» **Challenge**: Pictures do not belong in your copy. Repeat all the other data exactly.

· · · ·

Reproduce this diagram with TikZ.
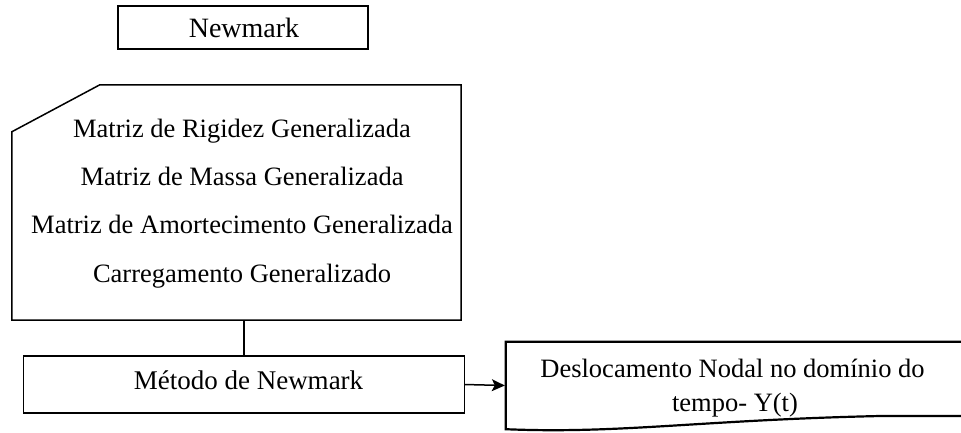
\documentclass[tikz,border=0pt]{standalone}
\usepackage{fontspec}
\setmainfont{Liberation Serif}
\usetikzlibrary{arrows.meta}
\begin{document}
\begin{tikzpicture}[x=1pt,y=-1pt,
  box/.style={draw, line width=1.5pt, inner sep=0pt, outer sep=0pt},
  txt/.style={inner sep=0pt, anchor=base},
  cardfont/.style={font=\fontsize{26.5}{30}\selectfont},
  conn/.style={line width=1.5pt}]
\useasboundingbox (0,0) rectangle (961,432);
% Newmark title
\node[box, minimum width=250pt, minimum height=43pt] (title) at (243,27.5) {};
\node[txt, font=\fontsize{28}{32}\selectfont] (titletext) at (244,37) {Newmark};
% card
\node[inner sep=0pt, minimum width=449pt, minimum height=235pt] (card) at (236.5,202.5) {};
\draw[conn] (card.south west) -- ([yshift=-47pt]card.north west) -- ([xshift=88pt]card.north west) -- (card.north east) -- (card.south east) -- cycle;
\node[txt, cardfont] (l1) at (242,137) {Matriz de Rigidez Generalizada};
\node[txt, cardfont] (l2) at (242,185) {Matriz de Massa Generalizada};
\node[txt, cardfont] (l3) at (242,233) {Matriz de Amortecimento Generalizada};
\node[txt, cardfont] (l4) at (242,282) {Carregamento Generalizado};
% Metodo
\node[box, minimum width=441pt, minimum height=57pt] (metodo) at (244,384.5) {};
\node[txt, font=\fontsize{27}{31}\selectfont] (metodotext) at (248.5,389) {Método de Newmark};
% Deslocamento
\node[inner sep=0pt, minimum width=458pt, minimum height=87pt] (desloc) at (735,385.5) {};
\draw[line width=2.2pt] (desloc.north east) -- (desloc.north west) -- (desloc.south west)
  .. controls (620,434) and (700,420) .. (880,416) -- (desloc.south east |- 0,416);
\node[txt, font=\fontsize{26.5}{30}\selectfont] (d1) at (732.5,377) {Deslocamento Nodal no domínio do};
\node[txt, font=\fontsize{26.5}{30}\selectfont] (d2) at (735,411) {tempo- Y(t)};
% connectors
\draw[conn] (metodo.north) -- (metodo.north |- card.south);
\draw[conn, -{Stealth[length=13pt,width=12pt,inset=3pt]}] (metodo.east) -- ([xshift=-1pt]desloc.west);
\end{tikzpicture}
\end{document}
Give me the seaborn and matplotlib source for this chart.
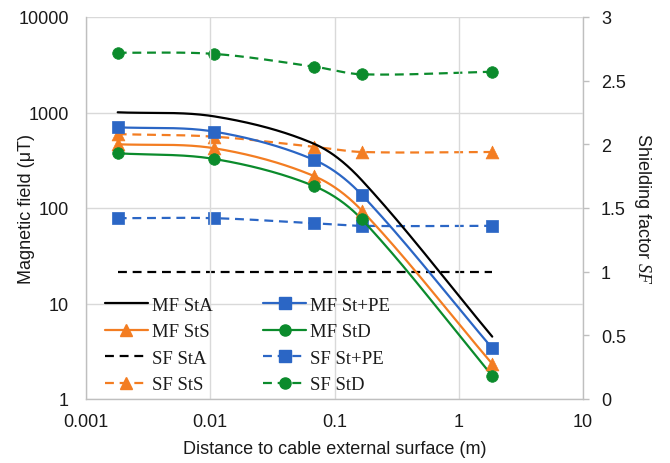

· · · ·

» **Reply to the task**:
Reproduce this diagram with TikZ.
\documentclass[tikz,border=0pt]{standalone}
\usepackage{fontspec}
\setmainfont{Liberation Serif}
\usetikzlibrary{arrows.meta}
\begin{document}
\begin{tikzpicture}[x=1pt,y=-1pt,
  box/.style={draw, line width=1.5pt, inner sep=0pt, outer sep=0pt},
  txt/.style={inner sep=0pt, anchor=base},
  cardfont/.style={font=\fontsize{26.5}{30}\selectfont},
  conn/.style={line width=1.5pt}]
\useasboundingbox (0,0) rectangle (961,432);
% Newmark title
\node[box, minimum width=250pt, minimum height=43pt] (title) at (243,27.5) {};
\node[txt, font=\fontsize{28}{32}\selectfont] (titletext) at (244,37) {Newmark};
% card
\node[inner sep=0pt, minimum width=449pt, minimum height=235pt] (card) at (236.5,202.5) {};
\draw[conn] (card.south west) -- ([yshift=-47pt]card.north west) -- ([xshift=88pt]card.north west) -- (card.north east) -- (card.south east) -- cycle;
\node[txt, cardfont] (l1) at (242,137) {Matriz de Rigidez Generalizada};
\node[txt, cardfont] (l2) at (242,185) {Matriz de Massa Generalizada};
\node[txt, cardfont] (l3) at (242,233) {Matriz de Amortecimento Generalizada};
\node[txt, cardfont] (l4) at (242,282) {Carregamento Generalizado};
% Metodo
\node[box, minimum width=441pt, minimum height=57pt] (metodo) at (244,384.5) {};
\node[txt, font=\fontsize{27}{31}\selectfont] (metodotext) at (248.5,389) {Método de Newmark};
% Deslocamento
\node[inner sep=0pt, minimum width=458pt, minimum height=87pt] (desloc) at (735,385.5) {};
\draw[line width=2.2pt] (desloc.north east) -- (desloc.north west) -- (desloc.south west)
  .. controls (620,434) and (700,420) .. (880,416) -- (desloc.south east |- 0,416);
\node[txt, font=\fontsize{26.5}{30}\selectfont] (d1) at (732.5,377) {Deslocamento Nodal no domínio do};
\node[txt, font=\fontsize{26.5}{30}\selectfont] (d2) at (735,411) {tempo- Y(t)};
% connectors
\draw[conn] (metodo.north) -- (metodo.north |- card.south);
\draw[conn, -{Stealth[length=13pt,width=12pt,inset=3pt]}] (metodo.east) -- ([xshift=-1pt]desloc.west);
\end{tikzpicture}
\end{document}
Give me the seaborn and matplotlib source for this chart.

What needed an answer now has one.